A piece of clothing is a collection of independent parts and qualities that make up something greater than the sum of their parts—just like the scene in which you will be photographed, and you yourself as a human. For our purposes here, the qualities we’re thinking about are color, shape, line, and meaning. These aren’t official terms, they’re just the ones that I’ve found useful for communicating the most important concepts.
Colors “match” when they are the same. So when the scene is filled predominantly with a certain color, like green, wearing mostly green clothing will cause you to blend in more, and stand out less. On the other hand, complementing colors are colors found opposite each other on the color wheel; yellows and blues, greens and purples. If you shoot in a predominantly green scene, and wear mostly shades of purple, you’ll seem to fit in, but not blend in, with the scene’s surroundings. Contrasting colors are any colors that are far away from each other on the color wheel, so contrasting colors might also be complementing colors.
By shape here I don’t necessarily mean the silhouette shape of the clothing you’re wearing. Rather, I mean the way the clothing clings to you, or hangs off you, and what sorts of shapes the material makes in the process. Even so, it’s up to some interpretation. For example, if you wear a long scarf, the hanging ends of the scarf would have a strong vertical shape. The scarf could be seen as “matching” a scene full of strips of fabric hanging on the wall in the background. It could be seen as complementing a scene with lots of stone pillars in the background, as it shares a similar shape but is perfectly flexible against the stone’s rigor. The scarf could also be seen as contrasting a scene with a big checkerboard in the background, because the shape of the scarf doesn’t really call to mind a checkerboard in any way.
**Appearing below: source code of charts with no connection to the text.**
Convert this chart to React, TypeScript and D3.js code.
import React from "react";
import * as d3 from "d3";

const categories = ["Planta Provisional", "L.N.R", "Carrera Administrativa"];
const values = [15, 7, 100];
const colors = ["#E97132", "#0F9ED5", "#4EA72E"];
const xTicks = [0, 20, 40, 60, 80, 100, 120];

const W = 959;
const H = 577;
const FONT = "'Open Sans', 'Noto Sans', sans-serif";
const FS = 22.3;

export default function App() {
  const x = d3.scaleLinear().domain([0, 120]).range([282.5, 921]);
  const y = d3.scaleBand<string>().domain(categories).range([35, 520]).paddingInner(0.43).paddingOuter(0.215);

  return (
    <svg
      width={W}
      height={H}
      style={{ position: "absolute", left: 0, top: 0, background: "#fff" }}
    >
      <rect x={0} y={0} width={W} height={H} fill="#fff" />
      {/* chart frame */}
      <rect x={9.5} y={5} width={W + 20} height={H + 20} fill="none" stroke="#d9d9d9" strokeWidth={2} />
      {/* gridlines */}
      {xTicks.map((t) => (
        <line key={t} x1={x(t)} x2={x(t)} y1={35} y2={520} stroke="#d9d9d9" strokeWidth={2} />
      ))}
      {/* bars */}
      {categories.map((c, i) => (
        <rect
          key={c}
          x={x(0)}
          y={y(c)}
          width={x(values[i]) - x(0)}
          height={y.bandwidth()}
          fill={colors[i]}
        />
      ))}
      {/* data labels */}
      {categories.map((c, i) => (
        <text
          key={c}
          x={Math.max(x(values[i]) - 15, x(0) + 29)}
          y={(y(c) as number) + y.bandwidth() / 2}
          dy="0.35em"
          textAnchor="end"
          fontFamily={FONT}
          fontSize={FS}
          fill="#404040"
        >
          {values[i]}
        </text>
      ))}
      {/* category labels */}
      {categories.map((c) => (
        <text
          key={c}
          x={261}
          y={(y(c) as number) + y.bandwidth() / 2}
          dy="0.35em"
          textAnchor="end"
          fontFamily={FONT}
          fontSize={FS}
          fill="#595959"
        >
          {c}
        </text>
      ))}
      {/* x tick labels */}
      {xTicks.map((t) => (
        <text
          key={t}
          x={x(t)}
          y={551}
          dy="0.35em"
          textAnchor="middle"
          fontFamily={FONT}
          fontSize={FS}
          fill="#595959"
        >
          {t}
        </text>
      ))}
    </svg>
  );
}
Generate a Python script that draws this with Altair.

The pattern refers to the patterns printed on clothing, to the patterns created by the way the clothing casts shadows on itself, and the material’s surface texture. All of these can seem to match, complement or contrast the scene, but it’s up to heavy interpretation. For example, a silk dress could match a scene photographed on a bed of silk sheets, but also might match a scene full of silky-swirly water. A vertically striped dress could complement a scene with strong horizontal lines, such as the siding of a house, or it could be seen as contrasting that same scene since horizontal isn’t necessarily “incomplete” without vertical. And a polka dotted dress might be seen as complementing a scene in front of a checkerboard when they are erratically arranged, or matching when they’re placed in the same pattern, or contrasting because they’re circles not squares.
Meaning is entirely subject to interpretation. When I say “meaning” I’m mostly talking about the social context of the clothing. What does the clothing mean, and what are the connotations in the minds of others when they see that clothing. For example, mismatched colors in clothing might mean rebellious, or it might mean lazy, in people’s minds. Mismatched socks in a messy apartment scene, and mismatched socks in a hip college town scene both might be seen as ‘matching’ the meaning of the scene, or depending whose looking at it, maybe complementing the scene. Likewise, a colorful polka dotted dress might connote to “friendly” and “chipper” in people’s minds, so if it’s placed in a scene at a funeral home or courthouse, it might be seen as contrasting, or again, depending on who is looking at the image, maybe complementing.
How to put it all together
However. You. Want.
The thing about the advanced answer is that it can’t take the guesswork out. It’s mostly just a collection of language conventions to help us think about specific details that might have otherwise eluded us. It won’t tell us the right answer, because the advanced answer is that you have to decide. The message your clothing brings to your session is up to you. Art is the exercise of intention in creating something, the more understanding you have at your disposal, the more intention you can put into what you’re creating. In this case, an outfit.
If you start thinking through your clothing choice in this way, you’ll quickly find that there is no such thing as the “perfect outfit”. Colors may complement, while shape and pattern contrast, and meaning matches–and none of those is objectively right or wrong. Just like spoken language, it’s about deciding what you want to say and how. These concepts are the vocabulary and grammar you can use to say it.